The marketing departments have done a great job pushing max speed when random is what really matters. I agree with you. It's all about random speed.
I'll have to disagree. You guys are mistaken in believing that random read and write are the *only* factors that matter. Granted, I'll agree that random READ speed is easily the most significant benefit SSDs have over traditional harddrives, but like most things, it is about achieving balance.
The random write 'issue' started because older and budget SSDs based on the JMicron controllers without RAM cache had such poor random write performance that they could actually make your system stutter and lag during heavy multi-tasking. Current-generation SSDs that use controllers from Samsung, Indilinx, and Intel don't have this problem.
Intel's X25M SSDs took random write performance to an extreme, offering 3-4X faster performance than the closest competition using Indilinx's SSD controllers (like the OCZ Vertex, G.Skill Falcon, Patriot Torqx). However, based on real-world benchmarks and testing from the likes of Anandtech, PCperspective, benchmarkreviews.com, etc, the extreme random write performance offers no tangible benefits to non-server (e.g. consumer/workstation) workloads. The Intel X25 level of random write performance is really only useful for server applications like databases and transaction processing where you have thousands of database entries or log file entries being written to disk every second. It seems that once you get past a certain threshold, around the performance of fast 10K RPM HD (1-2MB/sec -- yes MB/sec), more random write performance doesn't provide much in the way of advantages for laptop/desktop situations.

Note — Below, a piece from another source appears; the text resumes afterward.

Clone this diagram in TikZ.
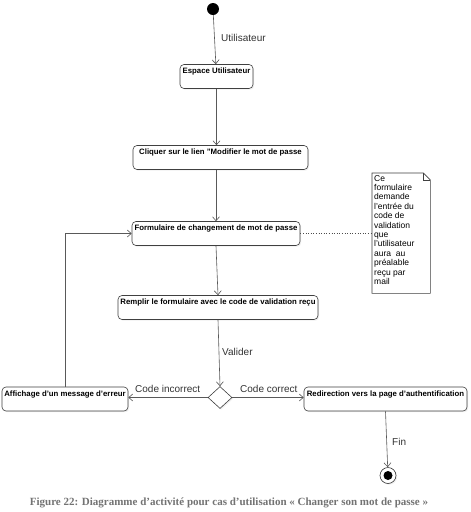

And Intel's SSD architecture that creates this high random write performance directly limits their sequential write performance, which can be vital in certain applications, like video/multimedia editing, file transfer, file copy, transferring from fast external drives/RAID, writing large amounts of data to disk from RAM, etc.
Similarly, while random read performance speeds up OS startup, application launching, etc, sequential read performance is CRITICAL for high-bandwidth applications like multimedia work, or other situations where you have large volumes of data moving in and out of storage.
that is what i wanted to hear
larger capacity, fixing control problems, and price drops!
I really hope to see a 100-120GB around 200 dollars. . . . i can wish cant't I?
You can pick up a 120GB G.Skill Falcon SSD (identical to OCZ Vertex) for $299 with $40 rebate at newegg.com. Not quite $200, but this is an excellent drive. Do NOT skimp with a cheap SSD.. you'll end up with a JMicron controller based POS that you'll be very unhappy with.
Yet everybody was conveniently forgetting all of this in the 70-page 1.5Gbps SATA thread and complaining that their sequential read/write speeds were being throttled when their random reads/writes were hardly affected at all.
Ruahrc
Not only were sequential transfers throttled, but data moving in and out of cache. There are plenty of benchmarks out there now that show that despite not impacting random read and write speed, the SATA/1.5 was having real-world impacts on OS boot, application startup, etc.
As much as the Apple zealots on here want to defend Apple for whatever reason, the SATA/1.5 situation was a legitimate issue that could have greatly impacted performance in many situations, and hence was quickly taken care of.